Stefano Molardi, organ
Claudio Merulo (1533–1604)
Toccata dell’Undicesimo detto Quinto Tuono
Canzon detta “La Rolanda”
Franz Danksagmüller (1969)
Estampie
Girolamo Frescobaldi (1583–1643)
Capriccio sopra l’aria “Or che noi rimena”
Eugenio Maria Fagiani (1972)
Ground
Variations on “Unter der Linden grüne”
Francisco Correa de Arauxo (1584–1654)
Canción Susana
Jürgen Essl (1961)
Capriccio sopra la serenità
40’ | Ticket offered by Oficina OCM and Gruppo Tea
PLEASE NOTE: Tickets can be reserved and collected only at the Trame Sonore Festival Box Office
The organ journey spans centuries of invention, beginning with the Venetian Renaissance of Claudio Merulo.

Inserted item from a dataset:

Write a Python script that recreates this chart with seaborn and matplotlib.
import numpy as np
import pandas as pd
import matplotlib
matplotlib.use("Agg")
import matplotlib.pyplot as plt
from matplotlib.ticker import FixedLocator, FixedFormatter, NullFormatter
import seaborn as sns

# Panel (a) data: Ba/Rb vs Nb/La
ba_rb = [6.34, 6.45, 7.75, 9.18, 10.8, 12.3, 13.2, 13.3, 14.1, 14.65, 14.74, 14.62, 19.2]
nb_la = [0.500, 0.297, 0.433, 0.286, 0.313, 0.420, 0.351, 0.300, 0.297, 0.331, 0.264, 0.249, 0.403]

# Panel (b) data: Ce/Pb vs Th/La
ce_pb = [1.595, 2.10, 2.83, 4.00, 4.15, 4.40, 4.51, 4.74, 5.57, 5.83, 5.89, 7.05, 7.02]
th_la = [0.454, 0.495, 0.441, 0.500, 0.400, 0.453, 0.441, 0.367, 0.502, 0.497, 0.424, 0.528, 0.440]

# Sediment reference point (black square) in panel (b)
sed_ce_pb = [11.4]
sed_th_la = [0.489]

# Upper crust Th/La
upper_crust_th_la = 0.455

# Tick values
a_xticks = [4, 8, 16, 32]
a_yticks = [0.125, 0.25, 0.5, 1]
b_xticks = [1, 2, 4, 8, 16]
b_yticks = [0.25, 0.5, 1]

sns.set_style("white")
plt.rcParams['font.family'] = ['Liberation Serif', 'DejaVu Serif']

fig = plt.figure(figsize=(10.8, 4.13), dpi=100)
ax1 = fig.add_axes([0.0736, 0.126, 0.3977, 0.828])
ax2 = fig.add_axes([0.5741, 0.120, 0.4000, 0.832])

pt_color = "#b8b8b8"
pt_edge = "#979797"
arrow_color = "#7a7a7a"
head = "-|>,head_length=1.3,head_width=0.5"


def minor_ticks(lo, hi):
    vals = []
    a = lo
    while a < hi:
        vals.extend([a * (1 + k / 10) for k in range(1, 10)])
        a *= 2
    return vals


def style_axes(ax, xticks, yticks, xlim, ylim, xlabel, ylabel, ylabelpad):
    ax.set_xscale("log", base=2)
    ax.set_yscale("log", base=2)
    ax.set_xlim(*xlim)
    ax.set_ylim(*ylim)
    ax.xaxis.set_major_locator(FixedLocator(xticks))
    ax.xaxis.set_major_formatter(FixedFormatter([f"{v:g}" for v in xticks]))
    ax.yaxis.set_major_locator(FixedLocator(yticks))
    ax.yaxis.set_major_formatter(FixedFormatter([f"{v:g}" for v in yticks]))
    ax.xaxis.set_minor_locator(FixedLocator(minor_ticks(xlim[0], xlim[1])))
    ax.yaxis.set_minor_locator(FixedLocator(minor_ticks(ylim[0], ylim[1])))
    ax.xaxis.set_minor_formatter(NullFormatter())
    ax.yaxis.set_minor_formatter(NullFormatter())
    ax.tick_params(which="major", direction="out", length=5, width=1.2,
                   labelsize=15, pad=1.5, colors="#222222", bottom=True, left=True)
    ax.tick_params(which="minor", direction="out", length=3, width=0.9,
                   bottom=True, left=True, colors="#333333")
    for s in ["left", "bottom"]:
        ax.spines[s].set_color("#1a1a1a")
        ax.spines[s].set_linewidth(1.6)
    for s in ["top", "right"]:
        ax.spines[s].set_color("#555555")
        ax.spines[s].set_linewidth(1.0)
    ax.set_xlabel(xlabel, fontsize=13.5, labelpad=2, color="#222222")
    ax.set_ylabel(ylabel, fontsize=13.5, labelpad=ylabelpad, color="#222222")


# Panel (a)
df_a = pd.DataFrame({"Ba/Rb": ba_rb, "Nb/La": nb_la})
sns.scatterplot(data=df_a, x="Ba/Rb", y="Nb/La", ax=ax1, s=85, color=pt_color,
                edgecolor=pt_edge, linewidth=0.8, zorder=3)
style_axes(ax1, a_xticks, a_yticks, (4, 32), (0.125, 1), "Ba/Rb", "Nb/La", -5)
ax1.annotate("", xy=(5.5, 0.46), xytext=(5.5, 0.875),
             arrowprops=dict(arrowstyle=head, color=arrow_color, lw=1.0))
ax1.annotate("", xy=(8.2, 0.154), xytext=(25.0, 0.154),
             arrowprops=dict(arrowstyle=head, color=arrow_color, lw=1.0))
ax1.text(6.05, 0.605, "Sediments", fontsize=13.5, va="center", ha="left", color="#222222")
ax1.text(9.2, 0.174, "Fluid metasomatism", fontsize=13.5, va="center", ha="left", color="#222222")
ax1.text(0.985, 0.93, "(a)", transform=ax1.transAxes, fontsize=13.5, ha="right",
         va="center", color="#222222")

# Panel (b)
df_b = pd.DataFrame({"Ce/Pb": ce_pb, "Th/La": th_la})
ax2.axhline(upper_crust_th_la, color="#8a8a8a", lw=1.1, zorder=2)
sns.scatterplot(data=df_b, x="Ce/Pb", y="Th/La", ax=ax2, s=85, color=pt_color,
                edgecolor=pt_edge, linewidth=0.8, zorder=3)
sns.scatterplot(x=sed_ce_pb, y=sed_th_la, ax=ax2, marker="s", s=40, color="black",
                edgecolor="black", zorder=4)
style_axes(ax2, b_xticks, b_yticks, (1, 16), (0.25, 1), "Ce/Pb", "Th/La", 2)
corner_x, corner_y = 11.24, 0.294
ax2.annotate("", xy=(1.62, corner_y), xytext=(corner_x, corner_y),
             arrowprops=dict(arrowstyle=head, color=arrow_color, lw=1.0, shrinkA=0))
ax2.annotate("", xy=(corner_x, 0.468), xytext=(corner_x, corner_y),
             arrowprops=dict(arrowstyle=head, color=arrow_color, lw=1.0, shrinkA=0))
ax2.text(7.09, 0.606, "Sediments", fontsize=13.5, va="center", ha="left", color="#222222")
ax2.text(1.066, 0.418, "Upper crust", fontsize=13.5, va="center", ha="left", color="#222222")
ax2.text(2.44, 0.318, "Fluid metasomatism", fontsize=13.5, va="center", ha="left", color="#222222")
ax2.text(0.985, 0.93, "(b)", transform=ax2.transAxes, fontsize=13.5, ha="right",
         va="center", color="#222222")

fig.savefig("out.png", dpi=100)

His Toccata alternates solemn choral blocks with virtuosic “diminutions,” or rapid-scale passages, while the Canzon detta “La Rolanda” transforms the freshness of the French chanson into bright counterpoint that imitates vocal phrasing.

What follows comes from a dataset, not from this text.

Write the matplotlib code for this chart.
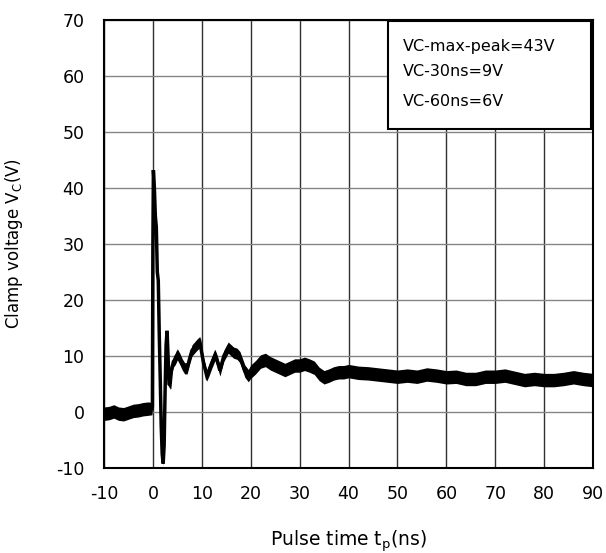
import numpy as np
import matplotlib.pyplot as plt
from matplotlib.patches import Rectangle

plt.rcParams['font.family'] = ['DejaVu Sans']
plt.rcParams['mathtext.default'] = 'regular'
plt.rcParams['axes.unicode_minus'] = False

# clamp voltage waveform (center of the noisy band)
t_ns = [-10, -9, -8, -7, -6, -5, -4, -3, -2, -1, -0.2,
        -0.1, 0.0, 0.1, 0.3, 0.5, 0.7, 0.9, 1.1, 1.3, 1.5, 1.7, 1.9, 2.1, 2.3,
        2.5, 2.7, 2.9, 3.1, 3.3, 3.5, 3.8, 4.2, 4.6, 5.0, 5.5, 6.0, 6.5, 7.0,
        7.5, 8.0, 8.5, 9.0, 9.6, 10.3, 11.0, 11.5, 12.0, 12.7, 13.2, 13.7,
        14.5, 15.4, 16.5, 17.2, 17.8, 18.8, 19.5,
        20, 21, 22, 23, 24, 25, 26, 27, 28, 29, 30, 31, 32, 33, 34, 35, 36,
        37, 38, 39, 40, 42, 44, 46, 48, 50, 52, 54, 56, 58, 60, 62, 64, 66,
        68, 70, 72, 74, 76, 78, 80, 82, 84, 86, 88, 90]
vc = [-0.3, -0.2, 0.1, -0.3, -0.4, -0.1, 0.2, 0.3, 0.5, 0.6, 0.6,
      1.0, 30.0, 43.2, 40.0, 35.0, 33.0, 25.0, 23.5, 14.0, 6.0, -2.5, -7.5, -9.2, -6.0,
      4.0, 12.0, 14.5, 10.0, 5.0, 4.8, 7.5, 9.0, 9.5, 10.3, 9.5, 8.5, 7.8, 7.8,
      9.5, 11.0, 11.5, 12.0, 12.5, 9.0, 6.5, 7.5, 8.7, 10.2, 9.0, 7.4,
      10.0, 11.5, 10.6, 10.4, 9.8, 7.3, 6.5,
      7.2, 8.0, 9.0, 9.3, 8.7, 8.3, 7.9, 7.5, 7.9, 8.3, 8.3, 8.6, 8.3, 7.9, 6.8, 6.2, 6.5,
      6.9, 7.1, 7.1, 7.3, 7.0, 6.9, 6.7, 6.5, 6.3, 6.5, 6.3, 6.7, 6.5, 6.2, 6.3, 5.9, 5.9,
      6.3, 6.3, 6.5, 6.1, 5.7, 5.9, 5.7, 5.7, 5.9, 6.2, 5.9, 5.7]
# half width of the noise band around the center
noise = [1.2, 1.2, 1.2, 1.2, 1.2, 1.2, 1.2, 1.2, 1.2, 1.2, 1.1,
         0.6, 0.3, 0.3, 0.3, 0.3, 0.3, 0.3, 0.3, 0.3, 0.3, 0.3, 0.3, 0.3, 0.3,
         0.3, 0.3, 0.3, 0.4, 0.5, 0.8, 0.9, 1.0, 1.0, 1.0, 1.0, 1.0, 1.0, 1.0,
         1.0, 1.0, 1.0, 1.0, 1.0, 1.0, 1.0, 1.0, 1.0, 1.0, 1.0, 1.0,
         1.0, 1.0, 1.0, 1.0, 1.0, 1.1, 1.1,
         1.2, 1.2, 1.2, 1.2, 1.2, 1.2, 1.2, 1.2, 1.2, 1.2, 1.2, 1.2, 1.2, 1.2, 1.2, 1.2, 1.2,
         1.2, 1.2, 1.2, 1.2, 1.2, 1.2, 1.2, 1.2, 1.2, 1.2, 1.2, 1.2, 1.2, 1.2, 1.2, 1.2, 1.2,
         1.2, 1.2, 1.2, 1.2, 1.2, 1.2, 1.2, 1.2, 1.2, 1.2, 1.2, 1.2]

x_ticks = [-10, 0, 10, 20, 30, 40, 50, 60, 70, 80, 90]
y_ticks = [-10, 0, 10, 20, 30, 40, 50, 60, 70]
notes = ['VC-max-peak=43V', 'VC-30ns=9V', 'VC-60ns=6V']

t = np.array(t_ns)
v = np.array(vc)
n = np.array(noise)

fig = plt.figure(figsize=(6.06, 5.53), dpi=100)
ax = fig.add_axes([0.1716, 0.1537, 0.807, 0.8101])

for xv in x_ticks:
    ax.axvline(xv, color='#303030', lw=1.0, zorder=1)
for yv in y_ticks:
    ax.axhline(yv, color='#858585', lw=1.0, zorder=1)

ax.fill_between(t, v - n, v + n, color='black', lw=0, zorder=3)
ax.plot(t, v, color='black', lw=2.5, solid_joinstyle='miter', zorder=4)

ax.set_xlim(-10, 90)
ax.set_ylim(-10, 70)
ax.set_xticks(x_ticks)
ax.set_yticks(y_ticks)
ax.tick_params(length=0, labelsize=12.5)
ax.tick_params(axis='y', pad=14)
ax.tick_params(axis='x', pad=12)
for s in ax.spines.values():
    s.set_linewidth(1.5)
    s.set_zorder(5)

ax.set_xlabel('Pulse time t$_{p}$(ns)', fontsize=13.5)
ax.set_ylabel('Clamp voltage V$_{C}$(V)', fontsize=12)
ax.xaxis.set_label_coords(0.5, -0.135)
ax.yaxis.set_label_coords(-0.162, 0.5)

box = Rectangle((0.581, 0.756), 0.415, 0.242, transform=ax.transAxes,
                facecolor='white', edgecolor='black', lw=1.5, zorder=6)
ax.add_patch(box)
for txt, yy in zip(notes, [0.942, 0.885, 0.819]):
    ax.text(0.611, yy, txt, transform=ax.transAxes, fontsize=11.5,
            va='center', ha='left', zorder=7)

fig.savefig('out.png', dpi=100)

This freedom is further expanded by Girolamo Frescobaldi, whose Capriccio deconstructs a popular air and rebuilds it through a labyrinth of harmonic eccentricities and sudden tempo shifts.
From Spain, Francisco Correa de Arauxo brings dense mystical polyphony in the Canción Susana, making use of the “medio registro” technique to let a single hand sing over an austere accompaniment.
The contemporary layer enters with Franz Danksagmüller, whose Estampie transforms the medieval dance into a hypnotic, percussion-like mechanism. Eugenio Maria Fagiani, instead, develops the principle of variation: in Ground he uses a pedal bass to build relentless tension, while in the Variations on “Unter der Linden grüne” he reimagines a sixteenth-century theme by Sweelinck with twentieth-century colors and dissonances.
The program closes with Jürgen Essl. His Capriccio sopra la serenità avoids the organ’s monumental power in favor of a transparent, dynamic writing. It is an architecture of light requiring precise control of touch to generate an active form of calm.